- WRITTEN INSTRUCTION -
Below are the records; extract from them the line containing "Recreate this image" to the line containing "const volLabels = [100, 500];", both lines included, exactly and with no pictures.

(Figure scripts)
——
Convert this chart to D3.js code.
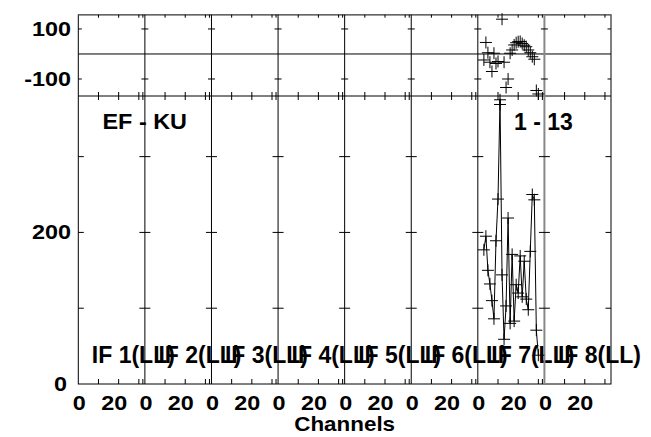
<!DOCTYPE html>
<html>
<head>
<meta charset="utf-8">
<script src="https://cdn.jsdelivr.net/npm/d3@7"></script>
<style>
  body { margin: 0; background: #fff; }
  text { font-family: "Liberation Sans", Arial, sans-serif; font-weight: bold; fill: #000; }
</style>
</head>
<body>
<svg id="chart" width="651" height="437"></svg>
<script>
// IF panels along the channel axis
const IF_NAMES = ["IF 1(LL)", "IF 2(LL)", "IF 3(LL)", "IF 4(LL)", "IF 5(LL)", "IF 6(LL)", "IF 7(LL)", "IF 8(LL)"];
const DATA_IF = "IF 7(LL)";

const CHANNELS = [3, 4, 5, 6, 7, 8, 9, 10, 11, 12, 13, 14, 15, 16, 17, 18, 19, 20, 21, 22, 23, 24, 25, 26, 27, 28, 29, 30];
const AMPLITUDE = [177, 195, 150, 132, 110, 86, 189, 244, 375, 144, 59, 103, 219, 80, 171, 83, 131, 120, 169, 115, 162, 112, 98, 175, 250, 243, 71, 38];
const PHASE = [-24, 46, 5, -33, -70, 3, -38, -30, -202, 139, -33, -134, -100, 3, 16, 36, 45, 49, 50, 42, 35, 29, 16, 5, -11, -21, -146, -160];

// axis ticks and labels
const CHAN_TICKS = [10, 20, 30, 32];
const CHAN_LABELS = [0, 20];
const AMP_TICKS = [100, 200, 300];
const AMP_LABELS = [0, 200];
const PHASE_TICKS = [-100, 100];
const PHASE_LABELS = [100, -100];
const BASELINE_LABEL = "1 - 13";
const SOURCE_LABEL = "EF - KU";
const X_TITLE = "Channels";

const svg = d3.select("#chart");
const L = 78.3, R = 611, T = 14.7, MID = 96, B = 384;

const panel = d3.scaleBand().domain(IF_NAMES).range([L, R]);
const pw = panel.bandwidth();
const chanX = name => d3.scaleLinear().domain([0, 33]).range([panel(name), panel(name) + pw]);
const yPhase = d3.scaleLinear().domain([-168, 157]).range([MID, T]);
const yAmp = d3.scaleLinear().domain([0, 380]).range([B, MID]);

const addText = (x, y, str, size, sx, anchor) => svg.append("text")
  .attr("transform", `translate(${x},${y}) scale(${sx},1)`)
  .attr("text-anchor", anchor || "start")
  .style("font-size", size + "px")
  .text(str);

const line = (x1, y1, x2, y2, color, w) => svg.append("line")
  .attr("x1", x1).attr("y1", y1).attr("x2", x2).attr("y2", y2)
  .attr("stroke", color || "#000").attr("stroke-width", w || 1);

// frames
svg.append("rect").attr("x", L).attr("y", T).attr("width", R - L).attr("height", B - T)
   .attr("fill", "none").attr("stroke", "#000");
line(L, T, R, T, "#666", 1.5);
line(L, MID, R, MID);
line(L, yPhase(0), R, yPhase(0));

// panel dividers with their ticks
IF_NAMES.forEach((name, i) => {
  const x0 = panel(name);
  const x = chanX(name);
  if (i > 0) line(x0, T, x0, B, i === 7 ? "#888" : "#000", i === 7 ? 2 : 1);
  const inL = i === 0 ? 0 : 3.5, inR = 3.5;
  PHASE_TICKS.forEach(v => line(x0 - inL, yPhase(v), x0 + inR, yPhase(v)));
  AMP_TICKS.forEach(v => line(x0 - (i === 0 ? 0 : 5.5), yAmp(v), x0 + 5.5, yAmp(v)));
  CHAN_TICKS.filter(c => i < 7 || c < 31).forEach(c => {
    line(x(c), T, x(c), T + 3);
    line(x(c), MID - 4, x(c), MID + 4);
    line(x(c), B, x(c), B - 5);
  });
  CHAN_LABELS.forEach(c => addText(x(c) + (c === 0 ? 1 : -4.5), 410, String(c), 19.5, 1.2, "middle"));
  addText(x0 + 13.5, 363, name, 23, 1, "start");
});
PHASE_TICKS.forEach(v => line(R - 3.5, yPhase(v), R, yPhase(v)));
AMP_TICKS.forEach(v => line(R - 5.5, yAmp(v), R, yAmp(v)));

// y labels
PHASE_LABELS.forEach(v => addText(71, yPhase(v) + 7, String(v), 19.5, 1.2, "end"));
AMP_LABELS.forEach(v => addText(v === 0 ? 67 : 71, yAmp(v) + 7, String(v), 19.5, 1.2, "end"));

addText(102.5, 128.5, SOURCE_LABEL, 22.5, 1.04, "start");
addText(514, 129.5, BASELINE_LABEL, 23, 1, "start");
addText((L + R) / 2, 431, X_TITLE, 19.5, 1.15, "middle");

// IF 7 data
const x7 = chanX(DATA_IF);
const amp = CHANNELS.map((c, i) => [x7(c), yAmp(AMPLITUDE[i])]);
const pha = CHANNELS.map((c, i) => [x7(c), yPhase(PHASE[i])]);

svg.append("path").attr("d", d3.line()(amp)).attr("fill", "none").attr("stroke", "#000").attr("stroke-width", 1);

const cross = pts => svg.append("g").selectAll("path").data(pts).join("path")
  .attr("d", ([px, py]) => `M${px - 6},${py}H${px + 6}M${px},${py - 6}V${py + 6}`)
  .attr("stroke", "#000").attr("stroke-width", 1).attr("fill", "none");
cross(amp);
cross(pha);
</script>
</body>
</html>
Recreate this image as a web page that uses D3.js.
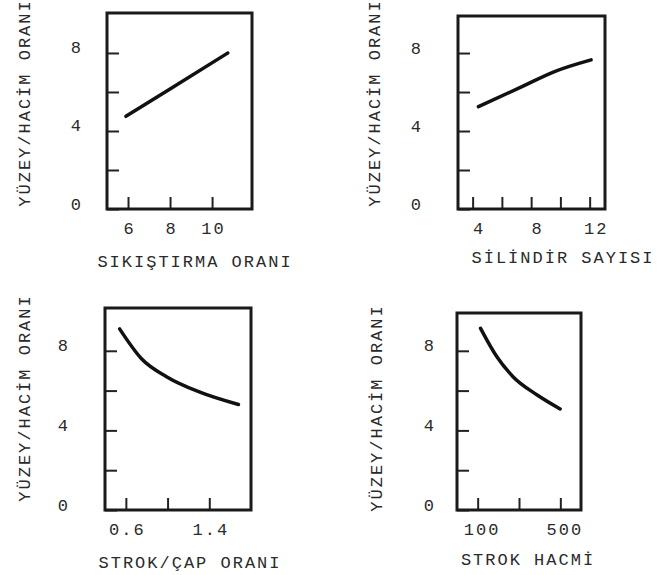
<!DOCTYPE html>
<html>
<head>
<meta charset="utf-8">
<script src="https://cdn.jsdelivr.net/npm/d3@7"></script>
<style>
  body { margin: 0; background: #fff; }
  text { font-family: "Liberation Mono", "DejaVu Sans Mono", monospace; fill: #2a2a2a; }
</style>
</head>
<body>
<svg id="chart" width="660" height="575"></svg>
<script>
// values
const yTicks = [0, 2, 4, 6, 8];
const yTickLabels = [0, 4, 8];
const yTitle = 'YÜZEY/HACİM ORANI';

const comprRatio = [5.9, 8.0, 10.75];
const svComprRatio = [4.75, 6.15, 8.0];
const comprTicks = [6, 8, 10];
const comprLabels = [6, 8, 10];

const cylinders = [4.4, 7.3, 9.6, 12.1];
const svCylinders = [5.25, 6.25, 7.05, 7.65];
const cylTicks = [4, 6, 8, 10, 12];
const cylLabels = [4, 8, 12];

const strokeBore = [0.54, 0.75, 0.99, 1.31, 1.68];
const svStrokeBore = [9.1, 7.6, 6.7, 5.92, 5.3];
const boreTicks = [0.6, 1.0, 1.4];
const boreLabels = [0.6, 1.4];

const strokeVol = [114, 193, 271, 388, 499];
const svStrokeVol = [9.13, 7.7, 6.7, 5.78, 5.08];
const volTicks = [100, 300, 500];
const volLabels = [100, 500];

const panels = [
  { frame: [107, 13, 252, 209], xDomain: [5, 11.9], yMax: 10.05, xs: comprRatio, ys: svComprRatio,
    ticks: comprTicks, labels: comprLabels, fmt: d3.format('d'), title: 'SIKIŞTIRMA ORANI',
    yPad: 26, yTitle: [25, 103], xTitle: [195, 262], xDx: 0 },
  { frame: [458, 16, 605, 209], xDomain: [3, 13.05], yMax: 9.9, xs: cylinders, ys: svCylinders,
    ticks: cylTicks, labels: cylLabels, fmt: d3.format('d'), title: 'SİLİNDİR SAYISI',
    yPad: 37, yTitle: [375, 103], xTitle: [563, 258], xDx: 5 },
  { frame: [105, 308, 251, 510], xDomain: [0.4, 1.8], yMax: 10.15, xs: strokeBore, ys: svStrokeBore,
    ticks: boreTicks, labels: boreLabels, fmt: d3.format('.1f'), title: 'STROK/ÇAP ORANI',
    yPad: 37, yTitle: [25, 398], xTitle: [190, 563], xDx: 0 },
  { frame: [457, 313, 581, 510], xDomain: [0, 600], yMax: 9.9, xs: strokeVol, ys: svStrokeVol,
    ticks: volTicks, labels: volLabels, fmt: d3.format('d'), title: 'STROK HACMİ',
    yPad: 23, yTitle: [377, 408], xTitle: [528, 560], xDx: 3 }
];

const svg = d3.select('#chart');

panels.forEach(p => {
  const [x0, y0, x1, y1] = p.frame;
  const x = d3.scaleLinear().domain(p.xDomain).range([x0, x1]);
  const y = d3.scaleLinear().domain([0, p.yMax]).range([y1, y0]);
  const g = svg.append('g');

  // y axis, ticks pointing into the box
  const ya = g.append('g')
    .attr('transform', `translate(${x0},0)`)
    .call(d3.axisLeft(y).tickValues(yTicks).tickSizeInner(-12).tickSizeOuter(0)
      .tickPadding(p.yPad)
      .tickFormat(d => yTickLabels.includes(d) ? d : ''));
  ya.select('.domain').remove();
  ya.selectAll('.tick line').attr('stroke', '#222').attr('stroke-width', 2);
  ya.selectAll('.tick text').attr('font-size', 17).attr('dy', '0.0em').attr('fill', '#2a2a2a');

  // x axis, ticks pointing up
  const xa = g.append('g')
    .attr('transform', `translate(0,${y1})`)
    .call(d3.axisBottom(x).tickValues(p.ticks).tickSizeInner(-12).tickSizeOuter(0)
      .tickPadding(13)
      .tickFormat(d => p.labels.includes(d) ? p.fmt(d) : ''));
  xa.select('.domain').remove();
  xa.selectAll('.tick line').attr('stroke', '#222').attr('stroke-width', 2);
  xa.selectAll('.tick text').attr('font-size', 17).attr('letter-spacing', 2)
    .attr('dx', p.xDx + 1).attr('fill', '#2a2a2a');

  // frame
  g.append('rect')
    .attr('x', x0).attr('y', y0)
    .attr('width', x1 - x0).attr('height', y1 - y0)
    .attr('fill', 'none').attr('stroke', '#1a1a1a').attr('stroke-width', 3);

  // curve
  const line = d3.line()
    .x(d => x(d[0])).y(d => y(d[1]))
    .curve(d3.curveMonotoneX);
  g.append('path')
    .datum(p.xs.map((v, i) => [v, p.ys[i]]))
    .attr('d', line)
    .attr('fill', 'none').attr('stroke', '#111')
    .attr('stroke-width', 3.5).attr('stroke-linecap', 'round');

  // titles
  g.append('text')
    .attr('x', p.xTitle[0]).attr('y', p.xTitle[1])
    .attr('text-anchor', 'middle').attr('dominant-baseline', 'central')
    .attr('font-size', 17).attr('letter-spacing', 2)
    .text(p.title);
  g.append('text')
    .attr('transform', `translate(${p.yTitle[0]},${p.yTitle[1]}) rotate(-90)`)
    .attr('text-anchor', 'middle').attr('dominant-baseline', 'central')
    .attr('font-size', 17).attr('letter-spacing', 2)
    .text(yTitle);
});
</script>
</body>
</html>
——
- TASK SOLUTION -
Recreate this image as a web page that uses D3.js.
<!DOCTYPE html>
<html>
<head>
<meta charset="utf-8">
<script src="https://cdn.jsdelivr.net/npm/d3@7"></script>
<style>
  body { margin: 0; background: #fff; }
  text { font-family: "Liberation Mono", "DejaVu Sans Mono", monospace; fill: #2a2a2a; }
</style>
</head>
<body>
<svg id="chart" width="660" height="575"></svg>
<script>
// values
const yTicks = [0, 2, 4, 6, 8];
const yTickLabels = [0, 4, 8];
const yTitle = 'YÜZEY/HACİM ORANI';

const comprRatio = [5.9, 8.0, 10.75];
const svComprRatio = [4.75, 6.15, 8.0];
const comprTicks = [6, 8, 10];
const comprLabels = [6, 8, 10];

const cylinders = [4.4, 7.3, 9.6, 12.1];
const svCylinders = [5.25, 6.25, 7.05, 7.65];
const cylTicks = [4, 6, 8, 10, 12];
const cylLabels = [4, 8, 12];

const strokeBore = [0.54, 0.75, 0.99, 1.31, 1.68];
const svStrokeBore = [9.1, 7.6, 6.7, 5.92, 5.3];
const boreTicks = [0.6, 1.0, 1.4];
const boreLabels = [0.6, 1.4];

const strokeVol = [114, 193, 271, 388, 499];
const svStrokeVol = [9.13, 7.7, 6.7, 5.78, 5.08];
const volTicks = [100, 300, 500];
const volLabels = [100, 500];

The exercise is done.